(begin)
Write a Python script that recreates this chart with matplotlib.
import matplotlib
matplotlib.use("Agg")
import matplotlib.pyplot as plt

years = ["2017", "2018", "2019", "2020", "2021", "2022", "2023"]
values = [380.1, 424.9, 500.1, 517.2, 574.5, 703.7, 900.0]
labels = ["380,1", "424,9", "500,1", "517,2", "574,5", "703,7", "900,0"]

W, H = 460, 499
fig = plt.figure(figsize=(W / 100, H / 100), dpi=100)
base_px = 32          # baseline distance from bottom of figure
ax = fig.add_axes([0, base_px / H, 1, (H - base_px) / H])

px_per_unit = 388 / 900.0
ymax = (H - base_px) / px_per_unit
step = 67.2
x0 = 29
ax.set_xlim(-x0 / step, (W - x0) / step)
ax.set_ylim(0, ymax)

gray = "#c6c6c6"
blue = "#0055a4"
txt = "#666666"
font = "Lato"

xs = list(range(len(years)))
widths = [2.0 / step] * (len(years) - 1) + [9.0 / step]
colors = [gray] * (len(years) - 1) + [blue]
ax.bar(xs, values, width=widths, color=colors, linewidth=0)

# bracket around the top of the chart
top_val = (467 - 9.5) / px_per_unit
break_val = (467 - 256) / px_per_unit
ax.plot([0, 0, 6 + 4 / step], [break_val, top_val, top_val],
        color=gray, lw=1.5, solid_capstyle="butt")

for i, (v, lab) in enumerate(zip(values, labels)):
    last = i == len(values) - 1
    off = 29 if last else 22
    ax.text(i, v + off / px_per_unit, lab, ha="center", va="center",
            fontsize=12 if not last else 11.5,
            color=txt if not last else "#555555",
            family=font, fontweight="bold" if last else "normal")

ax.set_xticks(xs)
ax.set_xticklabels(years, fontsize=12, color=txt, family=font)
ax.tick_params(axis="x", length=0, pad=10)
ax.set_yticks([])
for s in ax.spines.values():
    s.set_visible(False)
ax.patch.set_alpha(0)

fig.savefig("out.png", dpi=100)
(end)
> **Exercise goal**:
Write the data back out verbatim.

> **Output for this exercise**:
Write a Python script that recreates this chart with matplotlib.
import matplotlib
matplotlib.use("Agg")
import matplotlib.pyplot as plt

years = ["2017", "2018", "2019", "2020", "2021", "2022", "2023"]
values = [380.1, 424.9, 500.1, 517.2, 574.5, 703.7, 900.0]
labels = ["380,1", "424,9", "500,1", "517,2", "574,5", "703,7", "900,0"]

W, H = 460, 499
fig = plt.figure(figsize=(W / 100, H / 100), dpi=100)
base_px = 32          # baseline distance from bottom of figure
ax = fig.add_axes([0, base_px / H, 1, (H - base_px) / H])

px_per_unit = 388 / 900.0
ymax = (H - base_px) / px_per_unit
step = 67.2
x0 = 29
ax.set_xlim(-x0 / step, (W - x0) / step)
ax.set_ylim(0, ymax)

gray = "#c6c6c6"
blue = "#0055a4"
txt = "#666666"
font = "Lato"

xs = list(range(len(years)))
widths = [2.0 / step] * (len(years) - 1) + [9.0 / step]
colors = [gray] * (len(years) - 1) + [blue]
ax.bar(xs, values, width=widths, color=colors, linewidth=0)

# bracket around the top of the chart
top_val = (467 - 9.5) / px_per_unit
break_val = (467 - 256) / px_per_unit
ax.plot([0, 0, 6 + 4 / step], [break_val, top_val, top_val],
        color=gray, lw=1.5, solid_capstyle="butt")

for i, (v, lab) in enumerate(zip(values, labels)):
    last = i == len(values) - 1
    off = 29 if last else 22
    ax.text(i, v + off / px_per_unit, lab, ha="center", va="center",
            fontsize=12 if not last else 11.5,
            color=txt if not last else "#555555",
            family=font, fontweight="bold" if last else "normal")

ax.set_xticks(xs)
ax.set_xticklabels(years, fontsize=12, color=txt, family=font)
ax.tick_params(axis="x", length=0, pad=10)
ax.set_yticks([])
for s in ax.spines.values():
    s.set_visible(False)
ax.patch.set_alpha(0)

fig.savefig("out.png", dpi=100)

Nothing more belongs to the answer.